Our estimate shows that, \(\alpha\) would be approximately 0.71 based on this model.
This estimate is too high. This could be because we have ommitted technology in the model.
We can estimate technology, \(A\) using the formula
\(\ln(y_i) = \ln(A_0) + \frac{\alpha}{1-\alpha}\ln(s_i) - \frac{\alpha}{1-\alpha} \ln(n_{i} + g + \delta) + \epsilon_i\)
model_3 <- nls(ln_y ~ A + (a/(1-a))*ln_I - (a/(1-a))*ln_ngd, data = pwt.2, start = list(a = 0.4, A = 1), control = nls.control(warnOnly = T))
summary(model_3)
##
## Formula: ln_y ~ A + (a/(1 - a)) * ln_I - (a/(1 - a)) * ln_ngd
##
## Parameters:
## Estimate Std. Error t value Pr(>|t|)
## a 0.60985 0.02989 20.403 < 2e-16 ***
## A 1.15433 0.21320 5.414 2.26e-07 ***
## ---
## Signif. codes: 0 '***' 0.001 '**' 0.01 '*' 0.05 '.' 0.1 ' ' 1
##
## Residual standard error: 1.133 on 157 degrees of freedom
##
## Number of iterations to convergence: 4
## Achieved convergence tolerance: 1.41e-07
This model shows that when we include technology in the model \(\alpha\) is approximately 0.61 which although is still high is an improvement.
We now have all of the components needed to calculate an estimate of GDP/capita.
y_est <- 1.14607 + (0.60935/(1-0.60935))*pwt.2$ln_I - (0.60935/(1-0.60935))*pwt.2$ln_ngd
#Creating a new data column:
pwt.2 <- pwt.2 %>%
mutate(y_est = exp(y_est))
By looking at the data it’s clear the estimates are wrong.
When plotting the y estimates we can compare them to the actual y values.
pwt.2 %>% ggplot(aes(x = y, y = y_est)) +
geom_point()
We can create residuals by subtract estimates of y from the actual value of y. We can then create a histogram to observe the distributions.
#a new data column:
pwt.2 <- pwt.2 %>%
mutate(residuals = (y - y_est))
#histogram:
resid <- pwt.2$residuals
hist(resid)
I can use these residuals to plot against the estimates to demonstrate inaccuracies.
pwt.2 %>% ggplot(aes(x = resid, y = y_est)) +
geom_point()
The plot shows that the smaller the estimates the more accurate they are.

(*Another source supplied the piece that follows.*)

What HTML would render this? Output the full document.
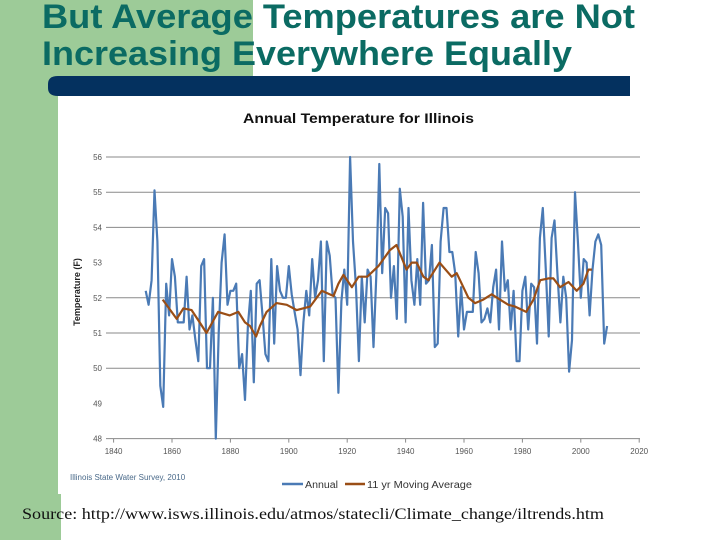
<!DOCTYPE html>
<html><head><meta charset="utf-8">
<style>
html,body{margin:0;padding:0;background:#fff;}
#slide{position:relative;width:720px;height:540px;overflow:hidden;background:#fff;font-family:"Liberation Sans",sans-serif;}
</style></head>
<body>
<div id="slide">
<svg id="chart" width="720" height="540" viewBox="0 0 720 540" xmlns="http://www.w3.org/2000/svg">
  <rect x="0" y="0" width="253" height="76" fill="#9dcb98"/>
  <rect x="0" y="76" width="58" height="464" fill="#9dcb98"/>
  <rect x="58" y="494" width="3" height="46" fill="#9dcb98"/>
  <path d="M58,76 L630,76 L630,96 L58,96 Q48,96 48,88 L48,84 Q48,76 58,76 Z" fill="#04315f"/>
  <text x="42" y="28" textLength="593" lengthAdjust="spacingAndGlyphs" font-family="Liberation Sans, sans-serif" font-weight="bold" font-size="34" fill="#0b6b63">But Average Temperatures are Not</text>
  <text x="42" y="65" textLength="530" lengthAdjust="spacingAndGlyphs" font-family="Liberation Sans, sans-serif" font-weight="bold" font-size="34" fill="#0b6b63">Increasing Everywhere Equally</text>
  <text x="243" y="123" textLength="231" lengthAdjust="spacingAndGlyphs" font-family="Liberation Sans, sans-serif" font-weight="bold" font-size="14" fill="#111">Annual Temperature for Illinois</text>
  <text transform="translate(80,292) rotate(-90)" text-anchor="middle" font-family="Liberation Sans, sans-serif" font-weight="bold" font-size="9" fill="#222">Temperature (F)</text>
  <g id="grid"></g>
  <g id="series"></g>
  <text x="70" y="480" font-family="Liberation Sans, sans-serif" font-size="8" fill="#4a6a8a">Illinois State Water Survey, 2010</text>
  <line x1="282" y1="484" x2="303" y2="484" stroke="#4a7ab5" stroke-width="2.5"/>
  <text x="305" y="488" textLength="33" lengthAdjust="spacingAndGlyphs" font-family="Liberation Sans, sans-serif" font-size="10" fill="#333">Annual</text>
  <line x1="345" y1="484" x2="365" y2="484" stroke="#9a4e16" stroke-width="2.5"/>
  <text x="367" y="488" textLength="105" lengthAdjust="spacingAndGlyphs" font-family="Liberation Sans, sans-serif" font-size="10" fill="#333">11 yr Moving Average</text>
  <text x="22" y="519" textLength="582" lengthAdjust="spacingAndGlyphs" font-family="Liberation Serif, serif" font-size="16" fill="#111">Source: http://www.isws.illinois.edu/atmos/statecli/Climate_change/iltrends.htm</text>
</svg>
</div>
<script>
const annualStart = 1851;
const annualValues = [52.2,51.8,52.5,55.05,53.6,49.5,48.9,52.4,51.5,53.1,52.6,51.3,51.3,51.3,52.6,51.1,51.5,50.8,50.2,52.9,53.1,50.0,50.0,52.0,48.0,51.0,53.0,53.8,51.8,52.2,52.2,52.4,50.0,50.4,49.1,51.2,52.2,49.6,52.4,52.5,51.5,50.4,50.2,53.1,50.7,52.9,52.2,52.0,52.0,52.9,52.1,51.6,51.1,49.8,51.3,52.2,51.5,53.1,52.0,52.5,53.6,50.2,53.6,53.2,52.1,52.0,49.3,51.9,52.8,51.8,56.0,53.6,52.3,50.2,52.6,51.3,52.8,52.6,50.6,52.7,55.8,
52.7,54.55,54.4,52.0,52.9,51.4,55.1,54.3,51.3,54.55,52.5,51.8,53.1,51.8,54.7,52.4,52.5,53.5,50.6,50.7,53.6,54.55,54.55,53.3,53.3,52.7,50.9,52.3,51.1,51.6,51.6,51.6,53.3,52.7,51.3,51.4,51.7,51.3,52.3,52.8,51.1,53.6,52.2,52.5,51.1,52.2,50.2,50.2,52.2,52.6,51.1,52.4,52.3,50.7,53.7,54.55,52.8,50.9,53.7,54.2,52.7,51.3,52.6,52.0,49.9,50.8,55.0,53.6,52.0,53.1,53.0,51.5,52.8,53.6,53.8,53.5,50.7,51.2];
const maYears = [1856.8,1861.6,1863.9,1866.7,1869.5,1871.8,1875.8,1879.8,1882.7,1885,1886.7,1888.8,1890.1,1892.4,1895.8,1899.3,1902.7,1907.3,1911.3,1915.3,1917,1918.7,1921.6,1923.9,1926.9,1930.7,1934.6,1936.9,1940.3,1942.1,1943.8,1946.1,1947.8,1951.6,1955.8,1957.5,1961.5,1963.8,1966.6,1969.5,1972.3,1975.2,1977.5,1981.3,1983.8,1986.1,1988.9,1990.6,1992.9,1995.8,1998.6,2000.9,2002.6,2003.8];
const maValues = [51.95,51.4,51.7,51.65,51.3,51.0,51.6,51.5,51.6,51.3,51.2,50.9,51.2,51.6,51.85,51.8,51.65,51.75,52.2,52.05,52.4,52.65,52.3,52.6,52.6,52.9,53.35,53.5,52.8,53.0,53.0,52.6,52.5,53.0,52.6,52.7,52.0,51.85,51.95,52.1,51.95,51.8,51.75,51.6,51.95,52.5,52.55,52.55,52.3,52.45,52.2,52.4,52.8,52.8];
const yTicks = [48,49,50,51,52,53,54,55,56];
const yGridShown = [48,50,51,52,54,55,56];
const xTicks = [1840,1860,1880,1900,1920,1940,1960,1980,2000,2020];

const NS = "http://www.w3.org/2000/svg";
function xs(yr){ return 113.6 + (yr - 1840) * 2.92; }
function ys(v){ return 157 + (56 - v) * 35.2; }
function mk(tag, attrs, parent){
  const e = document.createElementNS(NS, tag);
  for (const k in attrs) e.setAttribute(k, attrs[k]);
  parent.appendChild(e);
  return e;
}
const grid = document.getElementById('grid');
const series = document.getElementById('series');
yTicks.forEach(function(v){
  if (yGridShown.indexOf(v) >= 0) {
    const l = mk('line', {x1:106, x2:640, y1:ys(v), y2:ys(v), stroke:'#8a8a8a', 'stroke-width':1}, grid);
    
    
  }
  const t = mk('text', {x:102, y:ys(v)+3, 'text-anchor':'end', 'font-size':8, fill:'#555', 'font-family':'Liberation Sans, sans-serif'}, grid);
  t.textContent = v;
  
  
});
xTicks.forEach(function(yr){
  const tk = mk('line', {x1:xs(yr), x2:xs(yr), y1:ys(48), y2:ys(48)+4, stroke:'#8a8a8a', 'stroke-width':1}, grid);
  
  
  const t = mk('text', {x:xs(yr), y:454, 'text-anchor':'middle', 'font-size':8, fill:'#555', 'font-family':'Liberation Sans, sans-serif'}, grid);
  t.textContent = yr;
  
  
});
const annualPts = annualValues.map(function(v, i){ return xs(annualStart + i).toFixed(1) + ',' + ys(v).toFixed(1); }).join(' ');
const annual = mk('polyline', {points: annualPts, fill:'none', stroke:'#4a7ab5', 'stroke-width':2.2, 'stroke-linejoin':'round'}, series);


const maPts = maValues.map(function(v, i){ return xs(maYears[i]).toFixed(1) + ',' + ys(v).toFixed(1); }).join(' ');
const ma = mk('polyline', {points: maPts, fill:'none', stroke:'#9a4e16', 'stroke-width':2.2, 'stroke-linejoin':'round'}, series);


</script>
</body></html>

Moment checking can demonstrate the accuracy of this model by creating a new column of made up countries using information from the model of given savings rates and population growth.
#Standard deviation of residuals
resid_sd <- sd(resid)
#Creating a new data column:
pwt.2 <- pwt.2 %>%
mutate(RandomCountries = exp(rnorm(n = n(), mean = y_est, sd = resid_sd)))
Using the moment checking method and comparing the model’s estimates against the real data we can see the model is flawed.
This histogram depicts the actual data of GDP.
y <- pwt.2$y
hist(y)
We can compare this to a histogram depicting the predicted values of GDP of our random countries.
Random_Countries <- pwt.2$RandomCountries
hist(Random_Countries)
This histogram shows that almost all 159 countries fall between 0% and 5% of US GDP. Clearly this does represent reality.